-- Start --
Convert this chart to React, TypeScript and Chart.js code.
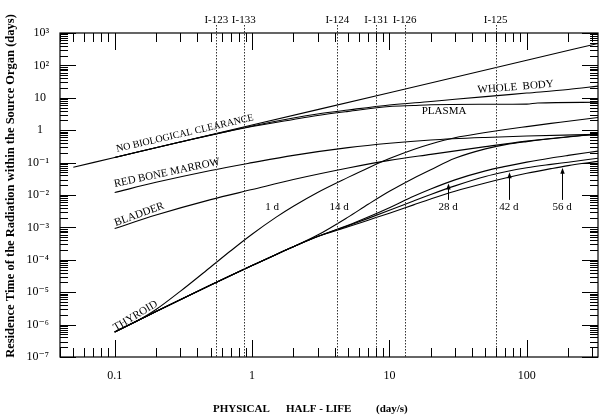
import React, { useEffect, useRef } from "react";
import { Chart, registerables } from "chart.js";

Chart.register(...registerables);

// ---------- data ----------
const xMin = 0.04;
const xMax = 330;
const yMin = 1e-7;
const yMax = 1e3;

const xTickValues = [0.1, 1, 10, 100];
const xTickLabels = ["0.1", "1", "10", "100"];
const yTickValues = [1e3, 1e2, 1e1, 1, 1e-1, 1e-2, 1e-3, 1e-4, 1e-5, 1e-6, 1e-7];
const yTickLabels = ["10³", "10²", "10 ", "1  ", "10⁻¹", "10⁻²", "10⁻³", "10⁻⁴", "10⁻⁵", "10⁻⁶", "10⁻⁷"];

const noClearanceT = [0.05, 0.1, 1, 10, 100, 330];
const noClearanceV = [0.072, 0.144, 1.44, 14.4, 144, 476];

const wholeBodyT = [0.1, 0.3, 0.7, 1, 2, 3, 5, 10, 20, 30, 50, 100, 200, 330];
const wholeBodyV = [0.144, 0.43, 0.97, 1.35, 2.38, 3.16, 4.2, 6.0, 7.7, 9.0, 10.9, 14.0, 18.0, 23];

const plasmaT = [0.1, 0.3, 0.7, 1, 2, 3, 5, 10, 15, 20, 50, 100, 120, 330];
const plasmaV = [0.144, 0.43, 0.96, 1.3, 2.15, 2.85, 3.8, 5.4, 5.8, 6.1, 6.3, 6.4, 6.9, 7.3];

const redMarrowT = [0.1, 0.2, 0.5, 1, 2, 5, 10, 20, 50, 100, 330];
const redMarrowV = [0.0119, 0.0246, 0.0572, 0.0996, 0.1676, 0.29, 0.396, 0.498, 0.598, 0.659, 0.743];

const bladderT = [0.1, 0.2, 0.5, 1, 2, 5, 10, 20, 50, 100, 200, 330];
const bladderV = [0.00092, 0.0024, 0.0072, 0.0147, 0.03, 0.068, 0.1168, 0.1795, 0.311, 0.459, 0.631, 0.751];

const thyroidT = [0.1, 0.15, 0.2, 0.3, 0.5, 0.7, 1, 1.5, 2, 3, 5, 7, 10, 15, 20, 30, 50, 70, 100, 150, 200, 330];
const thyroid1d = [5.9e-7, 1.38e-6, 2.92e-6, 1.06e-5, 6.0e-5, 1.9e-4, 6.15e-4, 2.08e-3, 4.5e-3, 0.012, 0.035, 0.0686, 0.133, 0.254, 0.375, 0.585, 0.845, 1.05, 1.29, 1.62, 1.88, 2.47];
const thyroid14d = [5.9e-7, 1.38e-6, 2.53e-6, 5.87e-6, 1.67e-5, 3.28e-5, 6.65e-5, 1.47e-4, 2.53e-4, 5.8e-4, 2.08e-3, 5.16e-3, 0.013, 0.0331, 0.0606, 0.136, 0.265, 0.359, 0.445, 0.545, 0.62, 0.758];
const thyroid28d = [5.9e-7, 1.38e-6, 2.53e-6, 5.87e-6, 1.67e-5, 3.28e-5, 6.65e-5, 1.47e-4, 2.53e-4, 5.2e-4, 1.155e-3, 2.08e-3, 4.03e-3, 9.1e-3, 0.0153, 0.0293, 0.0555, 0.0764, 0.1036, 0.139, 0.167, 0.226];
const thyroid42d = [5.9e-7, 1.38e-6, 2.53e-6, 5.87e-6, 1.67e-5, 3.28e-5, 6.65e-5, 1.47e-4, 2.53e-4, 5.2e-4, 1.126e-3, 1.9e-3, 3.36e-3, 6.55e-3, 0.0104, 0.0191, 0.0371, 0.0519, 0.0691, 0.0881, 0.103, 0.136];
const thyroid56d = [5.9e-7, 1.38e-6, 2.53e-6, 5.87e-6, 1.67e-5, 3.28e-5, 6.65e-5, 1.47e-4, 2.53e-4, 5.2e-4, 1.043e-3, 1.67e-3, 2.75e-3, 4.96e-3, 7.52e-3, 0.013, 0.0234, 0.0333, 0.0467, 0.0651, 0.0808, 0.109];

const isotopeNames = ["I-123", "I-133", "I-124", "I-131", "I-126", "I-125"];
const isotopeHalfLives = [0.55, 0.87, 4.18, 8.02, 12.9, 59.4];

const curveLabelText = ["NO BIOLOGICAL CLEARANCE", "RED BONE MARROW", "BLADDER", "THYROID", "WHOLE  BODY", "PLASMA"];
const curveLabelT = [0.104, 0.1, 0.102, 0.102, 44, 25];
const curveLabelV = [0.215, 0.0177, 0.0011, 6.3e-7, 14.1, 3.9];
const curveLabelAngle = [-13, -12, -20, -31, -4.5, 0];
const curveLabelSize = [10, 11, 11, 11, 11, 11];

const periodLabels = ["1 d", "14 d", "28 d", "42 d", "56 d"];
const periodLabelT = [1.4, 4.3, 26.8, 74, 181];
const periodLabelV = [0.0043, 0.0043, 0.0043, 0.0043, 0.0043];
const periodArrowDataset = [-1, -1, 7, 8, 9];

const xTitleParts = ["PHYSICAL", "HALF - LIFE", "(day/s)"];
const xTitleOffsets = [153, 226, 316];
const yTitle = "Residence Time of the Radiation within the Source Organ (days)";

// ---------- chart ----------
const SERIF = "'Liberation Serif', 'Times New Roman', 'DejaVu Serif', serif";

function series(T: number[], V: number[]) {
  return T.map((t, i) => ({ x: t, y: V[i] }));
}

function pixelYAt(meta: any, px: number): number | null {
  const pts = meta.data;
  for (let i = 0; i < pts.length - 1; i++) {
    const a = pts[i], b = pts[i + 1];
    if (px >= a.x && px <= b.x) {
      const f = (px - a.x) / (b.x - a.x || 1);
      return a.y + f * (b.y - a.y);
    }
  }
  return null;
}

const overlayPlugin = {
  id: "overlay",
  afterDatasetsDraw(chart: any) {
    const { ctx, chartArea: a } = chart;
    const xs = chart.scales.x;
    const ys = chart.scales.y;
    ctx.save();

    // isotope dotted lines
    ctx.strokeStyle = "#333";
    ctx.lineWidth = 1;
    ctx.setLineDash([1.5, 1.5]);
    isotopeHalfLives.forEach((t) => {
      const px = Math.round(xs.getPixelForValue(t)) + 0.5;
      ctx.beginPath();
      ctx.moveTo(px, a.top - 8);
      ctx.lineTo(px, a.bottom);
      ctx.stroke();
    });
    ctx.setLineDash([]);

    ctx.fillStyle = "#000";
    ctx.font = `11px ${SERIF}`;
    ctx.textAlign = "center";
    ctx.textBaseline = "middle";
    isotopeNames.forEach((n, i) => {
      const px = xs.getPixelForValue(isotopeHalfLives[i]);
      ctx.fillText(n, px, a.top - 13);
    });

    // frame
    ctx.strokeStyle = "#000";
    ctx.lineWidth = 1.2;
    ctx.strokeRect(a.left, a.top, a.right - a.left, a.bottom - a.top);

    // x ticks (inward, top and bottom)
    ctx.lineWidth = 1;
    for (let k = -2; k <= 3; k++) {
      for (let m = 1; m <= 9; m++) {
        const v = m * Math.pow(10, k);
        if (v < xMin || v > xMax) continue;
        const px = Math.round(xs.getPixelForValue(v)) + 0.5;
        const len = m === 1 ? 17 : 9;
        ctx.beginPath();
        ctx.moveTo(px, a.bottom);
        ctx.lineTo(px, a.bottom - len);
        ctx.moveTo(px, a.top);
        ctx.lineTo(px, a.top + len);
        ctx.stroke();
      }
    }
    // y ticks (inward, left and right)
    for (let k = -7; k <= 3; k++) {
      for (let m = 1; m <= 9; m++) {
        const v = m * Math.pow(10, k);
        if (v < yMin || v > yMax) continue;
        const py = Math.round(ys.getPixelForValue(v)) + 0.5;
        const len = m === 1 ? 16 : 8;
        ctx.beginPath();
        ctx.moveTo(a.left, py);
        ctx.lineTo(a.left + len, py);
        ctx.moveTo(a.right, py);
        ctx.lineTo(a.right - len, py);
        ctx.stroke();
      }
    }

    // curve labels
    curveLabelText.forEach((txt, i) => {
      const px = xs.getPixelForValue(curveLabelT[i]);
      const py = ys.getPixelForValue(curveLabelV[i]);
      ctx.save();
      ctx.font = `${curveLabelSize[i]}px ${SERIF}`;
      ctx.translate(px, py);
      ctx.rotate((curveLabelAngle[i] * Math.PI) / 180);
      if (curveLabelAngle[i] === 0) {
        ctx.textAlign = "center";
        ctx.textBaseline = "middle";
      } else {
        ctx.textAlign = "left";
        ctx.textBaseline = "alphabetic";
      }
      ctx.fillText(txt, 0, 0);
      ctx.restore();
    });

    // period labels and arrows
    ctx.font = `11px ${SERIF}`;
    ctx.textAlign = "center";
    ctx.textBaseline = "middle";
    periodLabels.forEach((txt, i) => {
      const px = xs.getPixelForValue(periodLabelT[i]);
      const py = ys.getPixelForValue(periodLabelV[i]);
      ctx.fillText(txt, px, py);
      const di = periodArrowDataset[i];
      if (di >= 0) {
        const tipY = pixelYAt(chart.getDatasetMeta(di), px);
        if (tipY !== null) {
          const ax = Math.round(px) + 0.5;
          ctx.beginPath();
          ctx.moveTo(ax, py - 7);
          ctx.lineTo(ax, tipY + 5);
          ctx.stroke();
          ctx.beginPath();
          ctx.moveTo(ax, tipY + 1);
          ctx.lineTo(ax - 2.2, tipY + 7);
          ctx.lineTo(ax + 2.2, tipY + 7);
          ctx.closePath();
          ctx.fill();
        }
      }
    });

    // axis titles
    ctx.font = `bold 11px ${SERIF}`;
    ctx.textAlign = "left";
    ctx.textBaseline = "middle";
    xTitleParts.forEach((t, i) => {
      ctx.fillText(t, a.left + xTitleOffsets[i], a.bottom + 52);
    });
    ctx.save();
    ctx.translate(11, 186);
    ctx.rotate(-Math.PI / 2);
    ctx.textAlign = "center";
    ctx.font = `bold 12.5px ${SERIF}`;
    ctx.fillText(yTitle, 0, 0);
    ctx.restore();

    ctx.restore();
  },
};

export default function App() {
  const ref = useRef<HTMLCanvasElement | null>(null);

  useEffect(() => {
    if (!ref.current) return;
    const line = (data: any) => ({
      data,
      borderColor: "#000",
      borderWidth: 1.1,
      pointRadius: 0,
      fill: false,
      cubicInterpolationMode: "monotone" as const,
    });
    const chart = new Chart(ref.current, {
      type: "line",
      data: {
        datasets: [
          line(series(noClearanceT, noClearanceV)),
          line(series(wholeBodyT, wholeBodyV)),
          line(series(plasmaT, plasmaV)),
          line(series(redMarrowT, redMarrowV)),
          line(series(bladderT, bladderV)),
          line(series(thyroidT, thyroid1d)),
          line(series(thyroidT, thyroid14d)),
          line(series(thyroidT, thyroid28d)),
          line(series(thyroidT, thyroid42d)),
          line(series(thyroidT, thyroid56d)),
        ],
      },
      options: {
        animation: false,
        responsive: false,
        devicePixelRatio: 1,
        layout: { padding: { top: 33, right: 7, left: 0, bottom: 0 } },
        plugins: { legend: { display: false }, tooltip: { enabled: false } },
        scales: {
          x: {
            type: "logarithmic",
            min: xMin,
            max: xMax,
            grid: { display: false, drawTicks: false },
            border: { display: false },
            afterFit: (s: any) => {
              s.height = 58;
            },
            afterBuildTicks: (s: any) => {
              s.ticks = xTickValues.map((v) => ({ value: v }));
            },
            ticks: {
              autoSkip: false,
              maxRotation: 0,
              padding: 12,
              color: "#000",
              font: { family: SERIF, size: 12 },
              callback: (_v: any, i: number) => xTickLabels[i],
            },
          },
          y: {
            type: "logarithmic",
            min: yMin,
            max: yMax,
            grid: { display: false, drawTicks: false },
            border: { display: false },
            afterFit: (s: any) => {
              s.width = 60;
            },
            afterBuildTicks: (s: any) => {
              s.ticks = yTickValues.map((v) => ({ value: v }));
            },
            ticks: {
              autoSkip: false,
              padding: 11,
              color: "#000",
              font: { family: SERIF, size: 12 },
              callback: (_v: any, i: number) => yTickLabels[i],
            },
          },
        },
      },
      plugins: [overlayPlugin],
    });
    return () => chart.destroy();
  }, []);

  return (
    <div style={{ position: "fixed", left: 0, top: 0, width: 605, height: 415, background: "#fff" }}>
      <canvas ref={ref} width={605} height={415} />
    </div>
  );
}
-- End --
*What this task involves*. Reproduce exactly the run of lines that opens the listing and closes with the line holding "0.459, 0.631, 0.751];". Pictures are excluded.

*Final result*.
Convert this chart to React, TypeScript and Chart.js code.
import React, { useEffect, useRef } from "react";
import { Chart, registerables } from "chart.js";

Chart.register(...registerables);

// ---------- data ----------
const xMin = 0.04;
const xMax = 330;
const yMin = 1e-7;
const yMax = 1e3;

const xTickValues = [0.1, 1, 10, 100];
const xTickLabels = ["0.1", "1", "10", "100"];
const yTickValues = [1e3, 1e2, 1e1, 1, 1e-1, 1e-2, 1e-3, 1e-4, 1e-5, 1e-6, 1e-7];
const yTickLabels = ["10³", "10²", "10 ", "1  ", "10⁻¹", "10⁻²", "10⁻³", "10⁻⁴", "10⁻⁵", "10⁻⁶", "10⁻⁷"];

const noClearanceT = [0.05, 0.1, 1, 10, 100, 330];
const noClearanceV = [0.072, 0.144, 1.44, 14.4, 144, 476];

const wholeBodyT = [0.1, 0.3, 0.7, 1, 2, 3, 5, 10, 20, 30, 50, 100, 200, 330];
const wholeBodyV = [0.144, 0.43, 0.97, 1.35, 2.38, 3.16, 4.2, 6.0, 7.7, 9.0, 10.9, 14.0, 18.0, 23];

const plasmaT = [0.1, 0.3, 0.7, 1, 2, 3, 5, 10, 15, 20, 50, 100, 120, 330];
const plasmaV = [0.144, 0.43, 0.96, 1.3, 2.15, 2.85, 3.8, 5.4, 5.8, 6.1, 6.3, 6.4, 6.9, 7.3];

const redMarrowT = [0.1, 0.2, 0.5, 1, 2, 5, 10, 20, 50, 100, 330];
const redMarrowV = [0.0119, 0.0246, 0.0572, 0.0996, 0.1676, 0.29, 0.396, 0.498, 0.598, 0.659, 0.743];

const bladderT = [0.1, 0.2, 0.5, 1, 2, 5, 10, 20, 50, 100, 200, 330];
const bladderV = [0.00092, 0.0024, 0.0072, 0.0147, 0.03, 0.068, 0.1168, 0.1795, 0.311, 0.459, 0.631, 0.751];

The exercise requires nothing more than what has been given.